There are any number of formats out there that work—interview style, host(s) talking, and even story format. There are also short two-minute shows and long 90-minute shows. It’s not about “the single solution that guarantees success”. Instead, there are specific areas of your show that when done correctly, can increase subscribers, generate sales, better leverage ads, and so on.
Let’s start with the first 30 seconds. As host, the “intro” or the show opener is important because it educates the listener about who you are and what the show is about. But as the listener, when every show starts the same it doesn’t entice the listener to stick around. The first 30 seconds instead should reveal the most impactful message of the episode or reveal a teaser of what the listener is about to hear or learn. This will pique their curiosity and get them to stick around. Then go into your opener and in all honesty, it needs to be less than 30 seconds. The shorter the better—target ten seconds, seriously. We don’t like commercials and we have a fast-forward button that we’re not afraid to use--magically it jumps ahead 30 seconds! The shorter the intro, the more likely your listeners are to listen to your intro, get attached to your branding, remember your name, and share your podcast.
The same is true for your “outro” or the show’s closing message. Keep it short and seriously consider what it is. If you end with just formalities, your audience will fast forward through it. My Favorite Murderer ends with a distinct kitty sound that many followers admit, they listen to at the very last second just so they can hear it, even though it’s the exact same and they have over 200 episodes.
If you interview people on your show, remember, they too, need an intro and outro. Though for a guest this is going to look different. Most podcast hosts only focus on the formal introduction of their guests (aka reading their bio). While this is good to give a viewer insight as to who the person is as well as their expertise. Remember, you are most likely looking at the person you are interviewing or know this person personally. On a podcast, most of your audience is only listening to your voice. And, many in your audience don't actually know this person. So before you close out the episode, add an outro for the person that you interviewed that YOU say, stating the person's name, and website address, and reinforce any call to action that was mentioned. This way your listeners don't have to scramble to remember the person's name or figure out how to find them.
When you have ads in your show, remember the fast-forward button! Sprinkle ads throughout and let there be a distinct break between the show and the ad. Otherwise, it can leave the listener feeling confused as to whether you are excited about a product that you are using or if this is an actual ad that is supporting the show. It also makes it easier for having conversations with potential sponsors. If they can see how their ad will be a part of your show, it’ll make it easier for them to say “yes” to sponsor your show.

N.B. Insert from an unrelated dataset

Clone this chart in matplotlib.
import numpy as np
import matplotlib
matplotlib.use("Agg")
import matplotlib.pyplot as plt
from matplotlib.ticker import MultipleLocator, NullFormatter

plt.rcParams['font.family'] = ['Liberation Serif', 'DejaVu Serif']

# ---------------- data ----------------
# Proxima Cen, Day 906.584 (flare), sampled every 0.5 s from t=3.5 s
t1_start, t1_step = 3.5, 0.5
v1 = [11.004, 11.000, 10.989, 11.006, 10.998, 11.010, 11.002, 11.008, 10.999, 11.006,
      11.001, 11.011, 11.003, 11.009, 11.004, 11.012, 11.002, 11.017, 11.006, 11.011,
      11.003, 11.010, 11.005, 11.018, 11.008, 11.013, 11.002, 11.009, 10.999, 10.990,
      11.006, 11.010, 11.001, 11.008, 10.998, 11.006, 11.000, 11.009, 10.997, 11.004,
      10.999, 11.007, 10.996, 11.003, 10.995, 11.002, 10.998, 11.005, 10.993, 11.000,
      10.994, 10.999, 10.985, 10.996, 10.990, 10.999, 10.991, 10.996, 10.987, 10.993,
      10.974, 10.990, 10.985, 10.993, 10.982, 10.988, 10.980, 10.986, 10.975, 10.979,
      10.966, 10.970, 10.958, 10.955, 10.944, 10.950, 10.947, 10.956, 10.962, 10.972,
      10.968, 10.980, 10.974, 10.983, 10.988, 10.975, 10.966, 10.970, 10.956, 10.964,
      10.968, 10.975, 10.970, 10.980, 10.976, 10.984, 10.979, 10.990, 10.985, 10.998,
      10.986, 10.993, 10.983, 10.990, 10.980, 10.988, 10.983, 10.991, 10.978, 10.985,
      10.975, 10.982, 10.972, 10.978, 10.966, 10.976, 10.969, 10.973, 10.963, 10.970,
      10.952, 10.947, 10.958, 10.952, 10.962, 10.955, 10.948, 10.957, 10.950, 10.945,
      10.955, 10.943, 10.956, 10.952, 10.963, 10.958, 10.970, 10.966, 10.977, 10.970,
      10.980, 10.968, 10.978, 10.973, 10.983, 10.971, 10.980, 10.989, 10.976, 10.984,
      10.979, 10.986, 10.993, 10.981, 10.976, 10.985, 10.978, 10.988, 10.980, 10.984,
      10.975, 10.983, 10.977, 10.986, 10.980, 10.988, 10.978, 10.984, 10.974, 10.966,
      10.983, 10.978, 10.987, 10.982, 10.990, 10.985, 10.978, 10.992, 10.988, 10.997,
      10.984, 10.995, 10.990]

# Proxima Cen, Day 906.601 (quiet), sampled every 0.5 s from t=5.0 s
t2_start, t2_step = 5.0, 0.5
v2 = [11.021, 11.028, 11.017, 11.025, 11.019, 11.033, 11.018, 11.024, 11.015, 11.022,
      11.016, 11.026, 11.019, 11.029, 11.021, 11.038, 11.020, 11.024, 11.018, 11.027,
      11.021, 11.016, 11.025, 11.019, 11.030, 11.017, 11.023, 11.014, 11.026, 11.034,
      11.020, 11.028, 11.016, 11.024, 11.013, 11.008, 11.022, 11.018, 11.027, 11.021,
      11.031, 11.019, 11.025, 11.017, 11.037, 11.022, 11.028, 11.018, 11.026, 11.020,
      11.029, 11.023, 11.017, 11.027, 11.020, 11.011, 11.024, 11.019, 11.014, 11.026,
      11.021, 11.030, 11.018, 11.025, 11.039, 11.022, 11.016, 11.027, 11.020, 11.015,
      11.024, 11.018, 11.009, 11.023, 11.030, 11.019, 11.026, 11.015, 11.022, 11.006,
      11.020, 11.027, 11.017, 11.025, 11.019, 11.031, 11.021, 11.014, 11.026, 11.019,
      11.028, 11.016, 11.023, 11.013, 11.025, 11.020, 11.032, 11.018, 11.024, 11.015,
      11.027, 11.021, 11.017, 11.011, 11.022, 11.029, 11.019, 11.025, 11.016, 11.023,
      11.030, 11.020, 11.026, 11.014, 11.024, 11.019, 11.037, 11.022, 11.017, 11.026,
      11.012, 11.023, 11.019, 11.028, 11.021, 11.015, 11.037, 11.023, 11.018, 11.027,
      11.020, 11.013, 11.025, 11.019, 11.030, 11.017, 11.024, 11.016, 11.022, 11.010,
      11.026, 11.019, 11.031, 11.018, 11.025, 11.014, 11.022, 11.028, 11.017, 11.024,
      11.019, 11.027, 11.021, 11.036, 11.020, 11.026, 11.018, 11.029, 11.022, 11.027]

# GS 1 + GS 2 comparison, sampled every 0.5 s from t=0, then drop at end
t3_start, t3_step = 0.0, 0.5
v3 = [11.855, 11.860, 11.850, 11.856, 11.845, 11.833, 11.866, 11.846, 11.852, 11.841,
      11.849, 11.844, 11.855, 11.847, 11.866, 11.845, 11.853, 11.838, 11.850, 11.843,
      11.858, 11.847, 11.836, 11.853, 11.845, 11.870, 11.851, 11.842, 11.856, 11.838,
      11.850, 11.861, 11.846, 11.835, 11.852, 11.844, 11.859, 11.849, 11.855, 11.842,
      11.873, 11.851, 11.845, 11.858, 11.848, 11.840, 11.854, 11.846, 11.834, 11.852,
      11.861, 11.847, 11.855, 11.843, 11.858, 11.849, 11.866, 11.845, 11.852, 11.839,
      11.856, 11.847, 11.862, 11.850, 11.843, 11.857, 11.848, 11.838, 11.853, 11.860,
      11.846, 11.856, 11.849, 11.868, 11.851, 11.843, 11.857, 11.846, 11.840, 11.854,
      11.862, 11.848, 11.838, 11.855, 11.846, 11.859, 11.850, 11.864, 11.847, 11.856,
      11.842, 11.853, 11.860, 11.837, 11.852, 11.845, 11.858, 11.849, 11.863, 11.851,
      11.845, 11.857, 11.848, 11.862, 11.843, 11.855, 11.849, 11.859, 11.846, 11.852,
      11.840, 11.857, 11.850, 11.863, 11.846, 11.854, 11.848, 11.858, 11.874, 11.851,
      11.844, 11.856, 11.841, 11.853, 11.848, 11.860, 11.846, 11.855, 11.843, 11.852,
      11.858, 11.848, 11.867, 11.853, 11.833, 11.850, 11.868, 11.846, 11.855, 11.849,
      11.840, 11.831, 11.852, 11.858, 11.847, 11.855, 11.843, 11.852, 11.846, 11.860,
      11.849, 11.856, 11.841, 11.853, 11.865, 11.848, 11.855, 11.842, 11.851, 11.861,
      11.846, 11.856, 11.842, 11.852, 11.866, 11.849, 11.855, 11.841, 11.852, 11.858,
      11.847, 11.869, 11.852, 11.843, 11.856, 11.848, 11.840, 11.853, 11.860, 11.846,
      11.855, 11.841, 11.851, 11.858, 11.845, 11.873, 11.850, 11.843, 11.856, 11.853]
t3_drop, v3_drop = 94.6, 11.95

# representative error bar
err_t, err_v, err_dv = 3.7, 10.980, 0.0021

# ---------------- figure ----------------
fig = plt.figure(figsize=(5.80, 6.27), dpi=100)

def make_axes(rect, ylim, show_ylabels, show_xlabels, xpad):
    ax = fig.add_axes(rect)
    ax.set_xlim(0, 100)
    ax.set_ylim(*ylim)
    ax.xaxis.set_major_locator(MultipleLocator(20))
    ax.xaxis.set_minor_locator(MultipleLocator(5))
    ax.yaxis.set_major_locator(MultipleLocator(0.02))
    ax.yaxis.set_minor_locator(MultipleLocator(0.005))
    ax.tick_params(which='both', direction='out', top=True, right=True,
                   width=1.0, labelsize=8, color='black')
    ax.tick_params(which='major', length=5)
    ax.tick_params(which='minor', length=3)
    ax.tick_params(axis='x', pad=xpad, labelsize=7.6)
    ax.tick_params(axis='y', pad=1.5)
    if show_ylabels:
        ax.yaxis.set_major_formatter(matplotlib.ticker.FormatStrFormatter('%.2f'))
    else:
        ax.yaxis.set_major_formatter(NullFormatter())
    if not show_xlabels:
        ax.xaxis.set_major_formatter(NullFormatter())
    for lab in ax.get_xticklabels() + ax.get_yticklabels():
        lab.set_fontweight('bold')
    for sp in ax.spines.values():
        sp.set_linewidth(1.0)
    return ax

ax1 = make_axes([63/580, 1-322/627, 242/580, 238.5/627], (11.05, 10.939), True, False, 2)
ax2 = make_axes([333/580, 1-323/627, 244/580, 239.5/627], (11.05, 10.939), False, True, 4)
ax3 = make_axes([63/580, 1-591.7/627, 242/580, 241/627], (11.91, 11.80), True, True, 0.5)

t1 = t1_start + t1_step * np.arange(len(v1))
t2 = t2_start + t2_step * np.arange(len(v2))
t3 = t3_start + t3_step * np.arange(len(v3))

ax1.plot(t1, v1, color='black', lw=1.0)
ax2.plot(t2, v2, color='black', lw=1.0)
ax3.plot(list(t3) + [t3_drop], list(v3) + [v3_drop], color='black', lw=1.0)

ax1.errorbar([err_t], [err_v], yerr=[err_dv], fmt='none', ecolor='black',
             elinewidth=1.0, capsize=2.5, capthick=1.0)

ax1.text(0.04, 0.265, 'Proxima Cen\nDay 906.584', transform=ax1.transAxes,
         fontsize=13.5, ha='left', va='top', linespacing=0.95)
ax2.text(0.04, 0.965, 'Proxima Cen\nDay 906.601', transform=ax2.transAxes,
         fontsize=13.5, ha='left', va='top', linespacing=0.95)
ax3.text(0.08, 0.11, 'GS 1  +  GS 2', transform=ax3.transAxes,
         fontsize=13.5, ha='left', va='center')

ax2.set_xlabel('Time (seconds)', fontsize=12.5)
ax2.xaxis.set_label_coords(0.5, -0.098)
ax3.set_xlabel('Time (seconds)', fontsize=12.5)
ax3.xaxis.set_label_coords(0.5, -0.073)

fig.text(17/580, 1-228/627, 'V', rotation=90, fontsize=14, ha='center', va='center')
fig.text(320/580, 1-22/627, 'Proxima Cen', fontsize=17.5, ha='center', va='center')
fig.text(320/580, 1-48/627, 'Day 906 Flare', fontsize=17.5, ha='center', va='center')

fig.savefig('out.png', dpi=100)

If you use a format where the host alternates between interviewing someone and reflecting on what was just said, make sure that there is a clear distinction between the two “environments”. An example could be to add a piece of subtle background music behind the host as she reflects on what was just said.

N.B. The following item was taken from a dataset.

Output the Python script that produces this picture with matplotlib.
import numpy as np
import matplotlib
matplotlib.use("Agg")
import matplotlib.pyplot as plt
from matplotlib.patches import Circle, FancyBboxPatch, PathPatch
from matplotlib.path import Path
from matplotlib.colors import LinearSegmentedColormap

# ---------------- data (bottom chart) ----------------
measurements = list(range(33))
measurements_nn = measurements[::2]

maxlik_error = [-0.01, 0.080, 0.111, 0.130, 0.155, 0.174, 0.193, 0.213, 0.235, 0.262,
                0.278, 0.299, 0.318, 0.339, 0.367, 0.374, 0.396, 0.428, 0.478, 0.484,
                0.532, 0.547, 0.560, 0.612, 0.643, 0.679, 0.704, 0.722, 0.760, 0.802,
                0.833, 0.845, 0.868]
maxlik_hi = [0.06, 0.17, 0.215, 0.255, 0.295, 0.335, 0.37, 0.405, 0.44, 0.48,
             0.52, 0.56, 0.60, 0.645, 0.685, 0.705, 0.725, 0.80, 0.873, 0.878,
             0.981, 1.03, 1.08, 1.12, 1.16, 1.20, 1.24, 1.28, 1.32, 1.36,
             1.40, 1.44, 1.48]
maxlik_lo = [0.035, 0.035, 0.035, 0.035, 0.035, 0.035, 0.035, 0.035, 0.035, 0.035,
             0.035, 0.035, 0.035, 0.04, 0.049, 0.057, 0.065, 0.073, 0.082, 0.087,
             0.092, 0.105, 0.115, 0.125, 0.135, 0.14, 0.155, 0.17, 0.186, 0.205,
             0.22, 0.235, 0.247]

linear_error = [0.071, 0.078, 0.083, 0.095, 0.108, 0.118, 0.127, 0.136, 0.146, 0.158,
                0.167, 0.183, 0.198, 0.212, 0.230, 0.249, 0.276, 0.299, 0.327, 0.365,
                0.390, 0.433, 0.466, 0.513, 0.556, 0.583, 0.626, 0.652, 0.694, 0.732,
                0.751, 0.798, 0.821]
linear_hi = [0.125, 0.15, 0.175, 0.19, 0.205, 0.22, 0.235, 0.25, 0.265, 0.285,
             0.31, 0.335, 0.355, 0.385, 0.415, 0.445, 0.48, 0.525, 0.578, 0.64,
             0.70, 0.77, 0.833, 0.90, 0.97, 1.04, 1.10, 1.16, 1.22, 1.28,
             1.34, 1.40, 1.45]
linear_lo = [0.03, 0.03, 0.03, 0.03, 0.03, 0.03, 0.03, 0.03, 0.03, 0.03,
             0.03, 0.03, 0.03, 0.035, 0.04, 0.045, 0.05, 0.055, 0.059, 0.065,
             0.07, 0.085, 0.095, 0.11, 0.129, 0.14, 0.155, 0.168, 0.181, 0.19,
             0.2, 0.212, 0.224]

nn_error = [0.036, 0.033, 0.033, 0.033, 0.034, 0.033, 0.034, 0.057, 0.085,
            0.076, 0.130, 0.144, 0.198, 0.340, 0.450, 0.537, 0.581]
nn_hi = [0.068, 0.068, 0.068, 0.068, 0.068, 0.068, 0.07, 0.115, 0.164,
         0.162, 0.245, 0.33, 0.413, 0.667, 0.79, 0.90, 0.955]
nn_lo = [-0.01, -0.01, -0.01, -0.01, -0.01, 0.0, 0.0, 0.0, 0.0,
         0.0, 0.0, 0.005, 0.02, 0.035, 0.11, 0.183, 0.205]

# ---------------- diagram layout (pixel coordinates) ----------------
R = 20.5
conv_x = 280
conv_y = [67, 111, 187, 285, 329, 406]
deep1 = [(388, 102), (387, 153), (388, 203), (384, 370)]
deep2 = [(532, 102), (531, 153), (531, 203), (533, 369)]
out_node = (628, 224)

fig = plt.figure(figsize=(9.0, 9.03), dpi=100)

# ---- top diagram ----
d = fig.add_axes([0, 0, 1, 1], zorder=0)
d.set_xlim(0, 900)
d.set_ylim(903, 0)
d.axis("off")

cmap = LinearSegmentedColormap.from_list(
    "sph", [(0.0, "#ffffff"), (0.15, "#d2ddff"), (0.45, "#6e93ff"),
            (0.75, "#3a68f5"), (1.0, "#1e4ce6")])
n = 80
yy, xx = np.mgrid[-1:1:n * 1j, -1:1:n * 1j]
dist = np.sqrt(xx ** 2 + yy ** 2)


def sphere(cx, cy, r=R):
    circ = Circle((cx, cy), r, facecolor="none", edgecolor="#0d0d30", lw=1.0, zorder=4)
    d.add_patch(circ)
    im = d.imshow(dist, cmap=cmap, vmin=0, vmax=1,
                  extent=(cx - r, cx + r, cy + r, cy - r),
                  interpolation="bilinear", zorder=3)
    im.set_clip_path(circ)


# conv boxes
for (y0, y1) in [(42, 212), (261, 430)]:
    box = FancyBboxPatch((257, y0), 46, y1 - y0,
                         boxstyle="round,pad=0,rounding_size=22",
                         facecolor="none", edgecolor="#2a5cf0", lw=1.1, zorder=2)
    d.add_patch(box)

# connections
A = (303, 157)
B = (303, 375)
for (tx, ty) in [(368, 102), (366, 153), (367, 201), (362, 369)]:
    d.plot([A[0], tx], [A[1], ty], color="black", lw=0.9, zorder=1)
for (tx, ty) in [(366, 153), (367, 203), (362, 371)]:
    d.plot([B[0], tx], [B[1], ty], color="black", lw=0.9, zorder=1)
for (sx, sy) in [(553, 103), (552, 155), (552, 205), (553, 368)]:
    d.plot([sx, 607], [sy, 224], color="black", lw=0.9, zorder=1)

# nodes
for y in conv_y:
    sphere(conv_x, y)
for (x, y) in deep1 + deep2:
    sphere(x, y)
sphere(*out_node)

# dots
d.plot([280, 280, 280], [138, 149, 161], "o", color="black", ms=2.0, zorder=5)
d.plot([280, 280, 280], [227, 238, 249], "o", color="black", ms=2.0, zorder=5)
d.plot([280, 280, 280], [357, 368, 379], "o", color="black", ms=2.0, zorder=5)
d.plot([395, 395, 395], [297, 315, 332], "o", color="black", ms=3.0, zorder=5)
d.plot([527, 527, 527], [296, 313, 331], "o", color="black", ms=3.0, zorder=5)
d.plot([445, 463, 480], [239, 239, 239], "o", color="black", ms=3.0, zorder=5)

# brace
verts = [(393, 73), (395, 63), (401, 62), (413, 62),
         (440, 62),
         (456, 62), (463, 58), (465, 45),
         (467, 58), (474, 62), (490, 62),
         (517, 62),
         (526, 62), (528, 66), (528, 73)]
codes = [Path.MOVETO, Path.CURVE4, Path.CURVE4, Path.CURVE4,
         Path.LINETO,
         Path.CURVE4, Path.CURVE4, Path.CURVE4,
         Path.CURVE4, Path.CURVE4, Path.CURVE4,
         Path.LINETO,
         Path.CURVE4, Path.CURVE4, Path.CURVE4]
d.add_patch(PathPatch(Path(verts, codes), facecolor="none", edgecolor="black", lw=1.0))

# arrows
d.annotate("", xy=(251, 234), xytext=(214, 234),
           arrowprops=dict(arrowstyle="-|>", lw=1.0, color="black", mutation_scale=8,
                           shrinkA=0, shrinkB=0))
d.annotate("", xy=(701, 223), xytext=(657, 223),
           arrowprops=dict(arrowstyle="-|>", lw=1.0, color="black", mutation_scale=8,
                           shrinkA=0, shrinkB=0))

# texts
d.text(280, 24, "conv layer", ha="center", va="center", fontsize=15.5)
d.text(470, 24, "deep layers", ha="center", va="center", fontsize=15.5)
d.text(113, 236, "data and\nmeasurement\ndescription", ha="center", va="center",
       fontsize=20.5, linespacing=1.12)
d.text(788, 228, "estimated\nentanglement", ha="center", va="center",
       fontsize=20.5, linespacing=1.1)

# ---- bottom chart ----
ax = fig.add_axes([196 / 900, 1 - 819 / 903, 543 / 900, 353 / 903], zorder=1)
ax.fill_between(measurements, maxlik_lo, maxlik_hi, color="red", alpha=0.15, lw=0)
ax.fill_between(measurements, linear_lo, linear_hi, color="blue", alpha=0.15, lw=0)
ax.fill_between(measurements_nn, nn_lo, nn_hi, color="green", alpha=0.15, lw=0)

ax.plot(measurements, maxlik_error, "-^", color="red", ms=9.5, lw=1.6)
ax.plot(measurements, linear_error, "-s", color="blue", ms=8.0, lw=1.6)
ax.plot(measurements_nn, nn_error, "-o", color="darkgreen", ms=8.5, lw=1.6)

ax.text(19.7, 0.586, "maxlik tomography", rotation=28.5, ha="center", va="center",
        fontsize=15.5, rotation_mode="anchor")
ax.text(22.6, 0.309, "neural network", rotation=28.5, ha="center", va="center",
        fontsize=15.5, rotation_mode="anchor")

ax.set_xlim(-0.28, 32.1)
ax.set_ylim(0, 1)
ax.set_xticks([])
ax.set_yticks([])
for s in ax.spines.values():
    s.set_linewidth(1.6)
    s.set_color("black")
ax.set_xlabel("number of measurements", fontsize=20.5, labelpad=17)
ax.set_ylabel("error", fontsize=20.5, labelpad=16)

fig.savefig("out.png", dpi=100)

Episode titles. Numbers are good as it makes it easy for your listeners to remember which one they wanted more information about. Make sure your podcast website follows the same format. Also, long episode titles get cut off on the phone. Yes, they scroll, but do people always have time to watch that? You can have longer titles, just be sure that the most important information is within the first 20 characters.
And finally, if you have a podcast website where you share show notes--which I do recommend. Plug this regularly (you will get tired of this, just deal with it) and make it easy for people to find the specific episode they are looking for. Taking this extra step of having episode show notes is more work and it gives you further reach and better SEO. Some people prefer to read instead of listening or watching, and some want to review what they heard. If a lot of tips were mentioned it's easier to find them on a show notes page than try to scramble to write them down as you are talking about them.